**Records with drawing code**
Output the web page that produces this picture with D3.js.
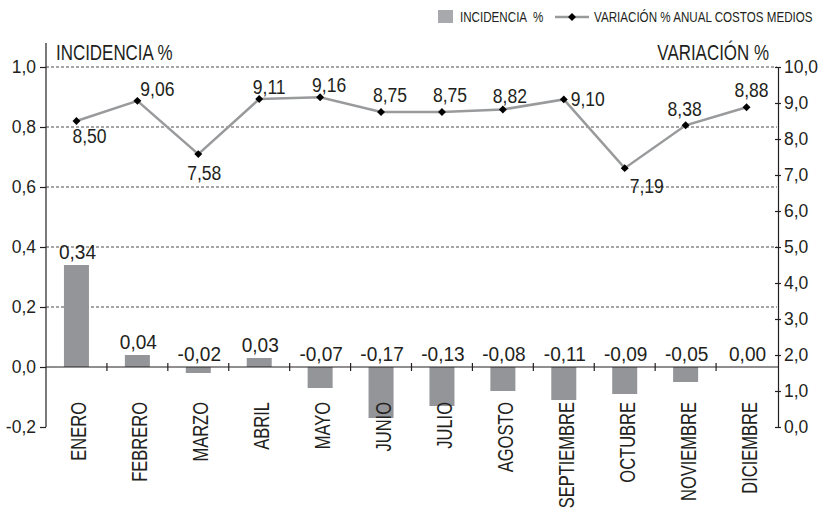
<!DOCTYPE html>
<meta charset="utf-8">
<style>
  body { margin: 0; background: #fff; }
  svg text { font-family: "Liberation Sans", Arial, sans-serif; fill: #231f20; }
  .grid line { stroke: #231f20; stroke-dasharray: 3,2; stroke-width: 0.8; }
  .axis path, .axis line { stroke: #231f20; stroke-width: 1.2; }
</style>
<body>
<svg width="822" height="512"></svg>
<script src="https://d3js.org/d3.v7.min.js"></script>
<script>
// data
var months = ["ENERO","FEBRERO","MARZO","ABRIL","MAYO","JUNIO","JULIO","AGOSTO","SEPTIEMBRE","OCTUBRE","NOVIEMBRE","DICIEMBRE"];
var incidencia = [0.34, 0.04, -0.02, 0.03, -0.07, -0.17, -0.13, -0.08, -0.11, -0.09, -0.05, 0.00];
var variacion = [8.50, 9.06, 7.58, 9.11, 9.16, 8.75, 8.75, 8.82, 9.10, 7.19, 8.38, 8.88];
var leftTicks = [-0.2, 0, 0.2, 0.4, 0.6, 0.8, 1.0];
var rightTicks = [0,1,2,3,4,5,6,7,8,9,10];

// label offsets for the line values (dx, dy from the point)
var lblDx = [13, 20, 6, 10, 9, 9, 8, 7, 24, 22, -1, 5];
var lblDy = [22, -5, 26, -5, -5, -10, -10, -6, 7, 25, -9, -10];

var svg = d3.select("svg");
var fmt1 = function(d) { return d3.format(".1f")(d).replace(".", ",").replace("−", "-"); };
var fmt2 = function(d) { return d3.format(".2f")(d).replace(".", ",").replace("−", "-"); };

// condensed look: scale text horizontally
function tf(x, y, sx, rot) {
  return "translate(" + x + "," + y + ")" + (rot ? " rotate(" + rot + ")" : "") + " scale(" + sx + ",1)";
}

var x = d3.scaleBand().domain(months).range([46, 777]);
var yL = d3.scaleLinear().domain([-0.2, 1.0]).range([427, 67]);
var yR = d3.scaleLinear().domain([0, 10]).range([427, 67]);
var cx = function(i) { return x(months[i]) + x.bandwidth() / 2; };

// grid
svg.append("g").attr("class", "grid")
  .selectAll("line").data([0.2, 0.4, 0.6, 0.8, 1.0]).enter().append("line")
  .attr("x1", 46).attr("x2", 777)
  .attr("y1", function(d) { return yL(d); }).attr("y2", function(d) { return yL(d); });

// bars
var bw = 25;
svg.append("g").selectAll("rect").data(incidencia).enter().append("rect")
  .attr("x", function(d, i) { return cx(i) - bw / 2; })
  .attr("y", function(d) { return yL(Math.max(0, d)); })
  .attr("width", bw)
  .attr("height", function(d) { return Math.abs(yL(d) - yL(0)); })
  .attr("fill", "#939598");

// bar labels
svg.append("g").selectAll("text").data(incidencia).enter().append("text")
  .attr("transform", function(d, i) { return tf(cx(i) + 1, yL(Math.max(0, d)) - 6, 0.93); })
  .attr("text-anchor", "middle")
  .style("font-size", "20.5px")
  .text(fmt2);

// left axis
var gl = svg.append("g").attr("class", "axis")
  .attr("transform", "translate(46,0)")
  .call(d3.axisLeft(yL).tickValues(leftTicks).tickFormat(fmt1).tickSize(6).tickSizeOuter(0));
gl.select(".domain").remove();
gl.append("line").attr("x1", 0).attr("x2", 0).attr("y1", 43).attr("y2", 427);
gl.selectAll("text").style("font-size", "17.5px").attr("x", -10);

// right axis
var gr = svg.append("g").attr("class", "axis")
  .attr("transform", "translate(778,0)")
  .call(d3.axisRight(yR).tickValues(rightTicks).tickFormat(fmt1).tickSize(4).tickSizeOuter(0));
gr.selectAll(".tick line").attr("x1", -3).attr("x2", 3);
gr.selectAll("text").style("font-size", "17.5px").attr("x", 6);

// x axis at zero
var gx = svg.append("g").attr("class", "axis")
  .attr("transform", "translate(0," + yL(0) + ")");
gx.append("line").attr("x1", 46).attr("x2", 778).attr("y1", 0).attr("y2", 0);
gx.selectAll(".sep").data(months.slice(1)).enter().append("line")
  .attr("x1", function(d) { return x(d); }).attr("x2", function(d) { return x(d); })
  .attr("y1", -4).attr("y2", 4);

// category labels
svg.append("g").selectAll("text").data(months).enter().append("text")
  .attr("transform", function(d, i) { return tf(cx(i) + 10, 402, 0.75, -90); })
  .attr("text-anchor", "end")
  .style("font-size", "22px")
  .text(function(d) { return d; });

// line
var line = d3.line()
  .x(function(d, i) { return cx(i); })
  .y(function(d) { return yR(d); });
svg.append("path").datum(variacion)
  .attr("d", line).attr("fill", "none")
  .attr("stroke", "#999a9c").attr("stroke-width", 2.5);

svg.append("g").selectAll("path").data(variacion).enter().append("path")
  .attr("d", d3.symbol().type(d3.symbolDiamond2).size(40))
  .attr("transform", function(d, i) { return "translate(" + cx(i) + "," + yR(d) + ")"; })
  .attr("fill", "#000");

svg.append("g").selectAll("text").data(variacion).enter().append("text")
  .attr("transform", function(d, i) { return tf(cx(i) + lblDx[i], yR(d) + lblDy[i], 0.9); })
  .attr("text-anchor", "middle")
  .style("font-size", "19.5px")
  .text(fmt2);

// axis titles
svg.append("text").attr("transform", tf(56, 60, 0.77)).style("font-size", "22px").text("INCIDENCIA %");
svg.append("text").attr("transform", tf(769, 60, 0.77)).attr("text-anchor", "end").style("font-size", "22px").text("VARIACIÓN %");

// legend
svg.append("rect").attr("x", 438).attr("y", 10).attr("width", 15).attr("height", 13).attr("fill", "#a7a9ac");
svg.append("text").attr("transform", tf(460, 22, 0.83)).style("font-size", "14px").style("white-space", "pre").text("INCIDENCIA  %");
svg.append("line").attr("x1", 555).attr("x2", 589).attr("y1", 17).attr("y2", 17)
  .attr("stroke", "#999a9c").attr("stroke-width", 2.5);
svg.append("path").attr("d", d3.symbol().type(d3.symbolDiamond2).size(40))
  .attr("transform", "translate(572,17)").attr("fill", "#000");
svg.append("text").attr("transform", tf(594, 22, 0.83)).style("font-size", "14px").text("VARIACIÓN % ANUAL COSTOS MEDIOS");
</script>
</body>
</html>
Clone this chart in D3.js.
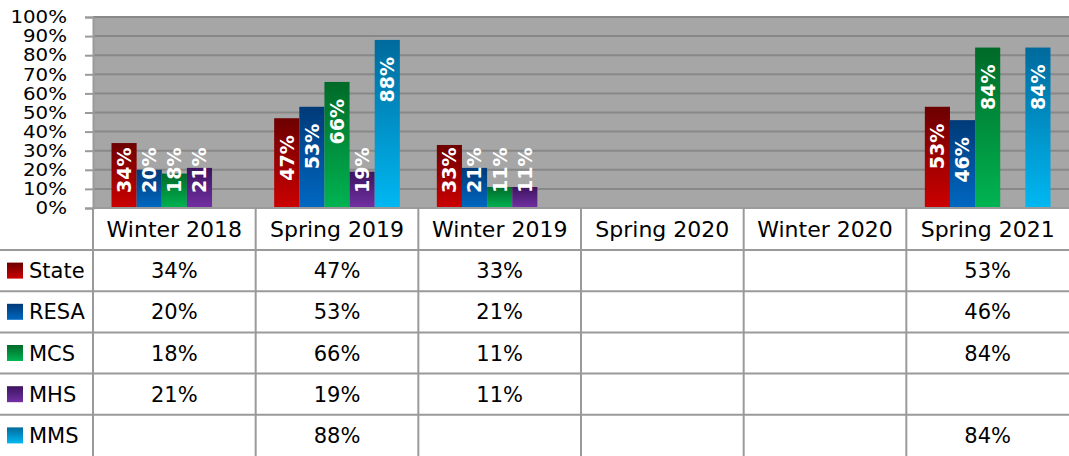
<!DOCTYPE html>
<html>
<head>
<meta charset="utf-8">
<script src="https://cdn.jsdelivr.net/npm/d3@7"></script>
<style>
  body { margin: 0; background: #fff; }
  svg { display: block; font-family: "DejaVu Sans", sans-serif; }
</style>
</head>
<body>
<svg id="chart"></svg>
<script>
// categories and series values (percent), null = no data
const categories = ["Winter 2018", "Spring 2019", "Winter 2019", "Spring 2020", "Winter 2020", "Spring 2021"];
const seriesNames = ["State", "RESA", "MCS", "MHS", "MMS"];
const stateVals = [34, 47, 33, null, null, 53];
const resaVals = [20, 53, 21, null, null, 46];
const mcsVals = [18, 66, 11, null, null, 84];
const mhsVals = [21, 19, 11, null, null, null];
const mmsVals = [null, 88, null, null, null, 84];
const yTicks = [0, 10, 20, 30, 40, 50, 60, 70, 80, 90, 100];

const allVals = [stateVals, resaVals, mcsVals, mhsVals, mmsVals];
// gradient stops per series: top (dark) -> bottom (bright)
const colorsTop = ["#6c0000", "#003a78", "#006a28", "#3c145e", "#006a9c"];
const colorsBottom = ["#cc0000", "#0068c2", "#00b452", "#7330a4", "#00b8f2"];

const width = 1069, height = 456;
const margin = {left: 93, right: 0, top: 17};
const plotBottom = 208;
const headerH = 42;
const rowH = (height - plotBottom - headerH) / seriesNames.length;
const lineCol = "#9a9a9a";

const svg = d3.select("#chart").attr("width", width).attr("height", height);

const defs = svg.append("defs");
seriesNames.forEach((s, i) => {
  const g = defs.append("linearGradient")
    .attr("id", "grad" + i)
    .attr("x1", 0).attr("y1", 0).attr("x2", 0).attr("y2", 1);
  g.append("stop").attr("offset", "0%").attr("stop-color", colorsTop[i]);
  g.append("stop").attr("offset", "100%").attr("stop-color", colorsBottom[i]);
});

const x = d3.scaleBand()
  .domain(categories)
  .range([margin.left, width - margin.right])
  .padding(0);

const xSub = d3.scaleBand()
  .domain(seriesNames)
  .range([18.5, x.bandwidth() - 18.5])
  .padding(0);

const y = d3.scaleLinear()
  .domain([0, 100])
  .range([plotBottom, margin.top]);

// plot background
svg.append("rect")
  .attr("x", margin.left)
  .attr("y", margin.top)
  .attr("width", width - margin.left - margin.right)
  .attr("height", plotBottom - margin.top)
  .attr("fill", "#a6a6a6");

// gridlines
svg.append("g")
  .selectAll("line")
  .data(yTicks)
  .enter().append("line")
  .attr("x1", margin.left)
  .attr("x2", width)
  .attr("y1", d => y(d))
  .attr("y2", d => y(d))
  .attr("stroke", "#888")
  .attr("stroke-width", 2);

// y axis
const yAxis = d3.axisLeft(y)
  .tickValues(yTicks)
  .tickFormat(d => d + "%")
  .tickSize(8)
  .tickPadding(18);

const yg = svg.append("g")
  .attr("transform", `translate(${margin.left},0)`)
  .call(yAxis);
yg.select(".domain").attr("stroke", lineCol).attr("stroke-width", 2);
yg.selectAll(".tick line").attr("stroke", lineCol).attr("stroke-width", 2);
// labels are a bit wide in the original, stretch them horizontally
yg.selectAll(".tick text")
  .attr("font-size", 18)
  .attr("fill", "#000")
  .attr("font-family", "DejaVu Sans, sans-serif")
  .attr("x", -26 / 1.1)
  .attr("transform", "scale(1.1,1)");

// bars
const barData = [];
allVals.forEach((vals, si) => {
  vals.forEach((v, ci) => {
    if (v !== null) barData.push({series: seriesNames[si], si: si, cat: categories[ci], value: v});
  });
});

const bars = svg.append("g")
  .selectAll("g")
  .data(barData)
  .enter().append("g");

bars.append("rect")
  .attr("x", d => x(d.cat) + xSub(d.series))
  .attr("width", xSub.bandwidth())
  .attr("y", d => y(d.value))
  .attr("height", d => plotBottom - y(d.value))
  .attr("fill", d => `url(#grad${d.si})`);

bars.append("text")
  .text(d => d.value + "%")
  .attr("fill", "#fff")
  .attr("font-weight", "bold")
  .attr("font-size", 19)
  .attr("dy", "0.36em")
  .attr("text-anchor", "start")
  .attr("transform", function (d) {
    const len = this.getComputedTextLength();
    const cx = x(d.cat) + xSub(d.series) + xSub.bandwidth() / 2;
    const bottom = Math.min(y(d.value) + 17 + len, plotBottom - 15);
    return `translate(${cx},${bottom}) rotate(-90)`;
  });

// data table
const table = svg.append("g");

// header labels
table.selectAll(".head")
  .data(categories)
  .enter().append("text")
  .attr("class", "head")
  .attr("x", d => x(d) + x.bandwidth() / 2)
  .attr("y", plotBottom + headerH / 2)
  .attr("dy", "0.36em")
  .attr("text-anchor", "middle")
  .attr("font-size", 22)
  .text(d => d);

const rows = table.selectAll(".row")
  .data(seriesNames)
  .enter().append("g")
  .attr("class", "row")
  .attr("transform", (d, i) => `translate(0,${plotBottom + headerH + i * rowH})`);

rows.append("rect")
  .attr("x", 7)
  .attr("y", rowH / 2 - 8)
  .attr("width", 16)
  .attr("height", 16)
  .attr("fill", (d, i) => `url(#grad${i})`);

rows.append("text")
  .attr("x", 29)
  .attr("y", rowH / 2)
  .attr("dy", "0.36em")
  .attr("font-size", 21)
  .text(d => d);

rows.each(function (s, si) {
  d3.select(this).selectAll(".cell")
    .data(allVals[si])
    .enter().append("text")
    .attr("class", "cell")
    .attr("x", (v, ci) => x(categories[ci]) + x.bandwidth() / 2)
    .attr("y", rowH / 2)
    .attr("dy", "0.36em")
    .attr("text-anchor", "middle")
    .attr("font-size", 21)
    .text(v => v === null ? "" : v + "%");
});

// table grid
seriesNames.forEach((s, i) => {
  table.append("line")
    .attr("x1", 0).attr("x2", width)
    .attr("y1", plotBottom + headerH + i * rowH)
    .attr("y2", plotBottom + headerH + i * rowH)
    .attr("stroke", lineCol).attr("stroke-width", 2);
});

table.selectAll(".vline")
  .data(categories)
  .enter().append("line")
  .attr("class", "vline")
  .attr("x1", d => x(d)).attr("x2", d => x(d))
  .attr("y1", plotBottom).attr("y2", height)
  .attr("stroke", lineCol).attr("stroke-width", 2);

// x axis line
svg.append("line")
  .attr("x1", margin.left).attr("x2", width)
  .attr("y1", plotBottom).attr("y2", plotBottom)
  .attr("stroke", lineCol).attr("stroke-width", 2);
</script>
</body>
</html>
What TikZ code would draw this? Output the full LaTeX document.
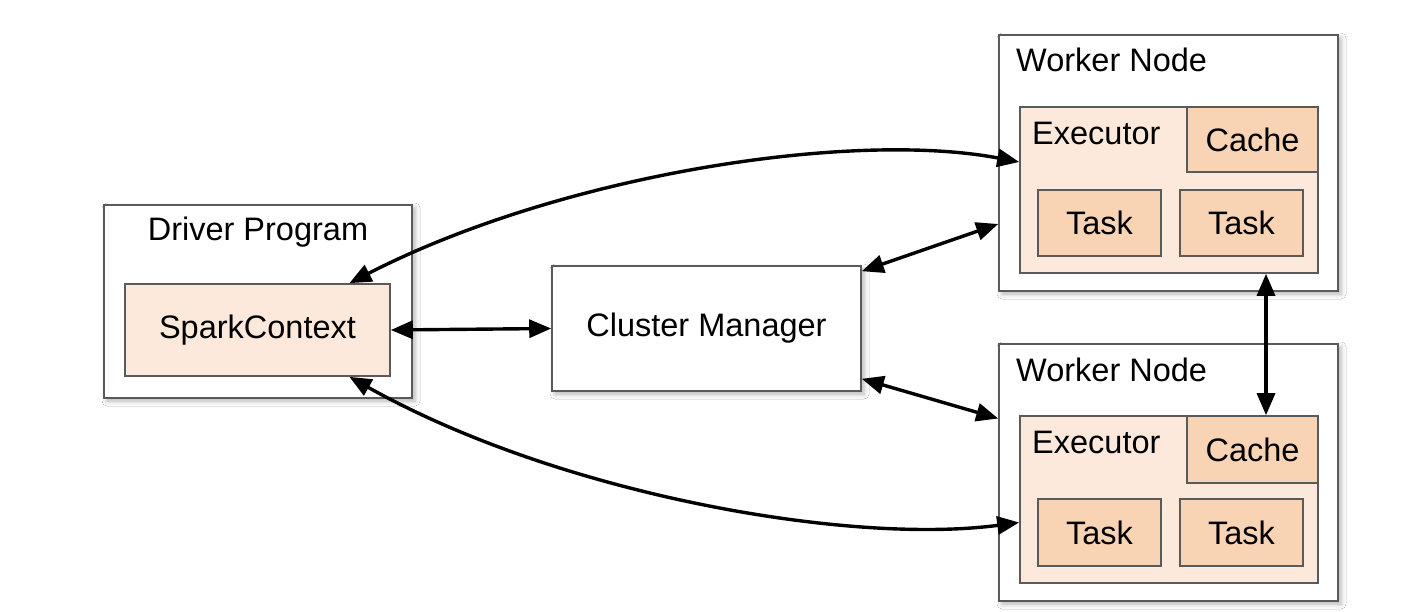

**TASK**
Scan the material above. Extract every line in which the word "Output" occurs.

**SOLUTION TO THE PROBLEM**
Output the web page that produces this picture with D3.js.
What TikZ code would draw this? Output the full LaTeX document.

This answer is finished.